Dalmia Bharat Ltd has shared its financial results for the first half of 2024, ended 30 June 2024. The installed cement capacity on this date was 45.6Mta. Sales volume saw a 6.2 per cent increase from 7Mt in the 1H23 to 7.4Mt in the 1H24. EBITDA was recorded at INR6.69bn (US$79.7m), marking a 9.2 per cent increase from the corresponding period the year previous.
Puneet Dalmia, Dalmia Bharat's managing director and chief operating officer, said, “The continuity of the incumbent government at the centre ensures policy stability and a continued focus on infrastructure spending, which bodes well for cement sector’s long-term prospects, particularly cement demand. During the quarter, even though cement demand was weak across regions amidst general elections, our volumes grew 6.2 per cent YoY while margins improved to 18.5 per cent from 16.9 per cent last year.”

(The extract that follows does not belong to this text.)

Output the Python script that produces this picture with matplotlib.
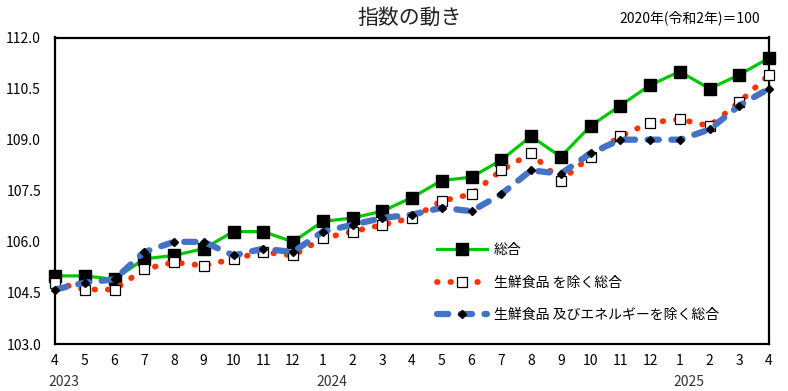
import matplotlib
matplotlib.use("Agg")
import matplotlib.pyplot as plt

plt.rcParams['font.family'] = ['Noto Sans CJK JP', 'DejaVu Sans']

months = ["4", "5", "6", "7", "8", "9", "10", "11", "12", "1", "2", "3",
          "4", "5", "6", "7", "8", "9", "10", "11", "12", "1", "2", "3", "4"]
years = ["2023", "2024", "2025"]
year_pos = [0, 9, 21]

total = [105.0, 105.0, 104.9, 105.5, 105.6, 105.8, 106.3, 106.3, 106.0, 106.6,
         106.7, 106.9, 107.3, 107.8, 107.9, 108.4, 109.1, 108.5, 109.4, 110.0,
         110.6, 111.0, 110.5, 110.9, 111.4]
ex_fresh = [104.8, 104.6, 104.6, 105.2, 105.4, 105.3, 105.5, 105.7, 105.6, 106.1,
            106.3, 106.5, 106.7, 107.2, 107.4, 108.1, 108.6, 107.8, 108.5, 109.1,
            109.5, 109.6, 109.4, 110.1, 110.9]
ex_fresh_energy = [104.6, 104.8, 104.9, 105.7, 106.0, 106.0, 105.6, 105.8, 105.7, 106.3,
                   106.5, 106.7, 106.8, 107.0, 106.9, 107.4, 108.1, 108.0, 108.6, 109.0,
                   109.0, 109.0, 109.3, 110.0, 110.5]

labels = ["総合", "生鮮食品 を除く総合", "生鮮食品 及びエネルギーを除く総合"]
yticks = [103.0, 104.5, 106.0, 107.5, 109.0, 110.5, 112.0]


def main():
    fig = plt.figure(figsize=(7.88, 3.91), dpi=100)
    ax = fig.add_axes([55 / 788, 1 - 344 / 391, (769 - 55) / 788, (344 - 37.5) / 391])
    x = list(range(len(months)))

    ax.plot(x, total, color="#00C800", lw=2.3, marker="s", ms=8,
            mfc="black", mec="black", clip_on=False, zorder=3, label=labels[0])
    ax.plot(x, ex_fresh, color="#FF3300", lw=4.2, ls=(0, (0.1, 2.2)),
            dash_capstyle="round", marker="s", ms=7.5, mfc="white", mec="black",
            mew=0.9, clip_on=False, zorder=4, label=labels[1])
    ax.plot(x, ex_fresh_energy, color="#4472C4", lw=4.5, ls=(0, (1.8, 2.0)),
            dash_capstyle="round", marker="D", ms=4, mfc="black", mec="black",
            clip_on=False, zorder=5, label=labels[2])

    ax.set_xlim(0, 24)
    ax.set_ylim(103, 112)
    ax.set_xticks(x)
    ax.set_xticklabels(months, fontsize=10)
    ax.set_yticks(yticks)
    ax.set_yticklabels(["%.1f" % v for v in yticks], fontsize=10)
    ax.tick_params(length=0)
    ax.tick_params(axis="y", pad=10)
    ax.tick_params(axis="x", pad=7)
    for s in ax.spines.values():
        s.set_linewidth(1.6)
        s.set_color("black")

    for yr, p in zip(years, year_pos):
        ax.text(p + 0.3, -0.124, yr, transform=ax.get_xaxis_transform(),
                ha="center", va="center", fontsize=10, color="#333333")

    ax.legend(loc="upper left", bbox_to_anchor=(0.535, 0.33),
              frameon=False, fontsize=10, handlelength=3.6,
              handletextpad=0.5, labelspacing=1.35, borderpad=0,
              borderaxespad=0)

    fig.text(410 / 788, 1 - 18 / 391, "指数の動き", ha="center", va="center",
             fontsize=15, color="#222222")
    fig.text(760 / 788, 1 - 18 / 391, "2020年(令和2年)＝100", ha="right",
             va="center", fontsize=10)

    fig.savefig("out.png", dpi=100)


if __name__ == "__main__":
    main()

Dharmender Tuteja, the company's chief financial officer, said, “The cement pricing continued to be weak during the quarter, but we saw a notable improvement in margins due to better input prices and reversal of certain cost inefficiencies of the previous quarter. We are progressing well on the long-term levers of margin improvement including investment in brand, renewable energy and operationalising captive coal mines […] we have added 2Mt of cement capacity in South and are on track to add another 2.9Mt in North East & East region during the financial year. Our strong balance sheet positions us well for the next phase of expansion.”
The long-term growth strategy of the company includes increasing the total capacity to between 110-130Mta by 2031. The company has entered into multiple renewable power agreements under the group captive, which will secure 127MW of renewable power through both solar and wind energy. The commissioning of these renewable power plants is expected to be in 2025-26, in line with the companies net-zero 2040 goal.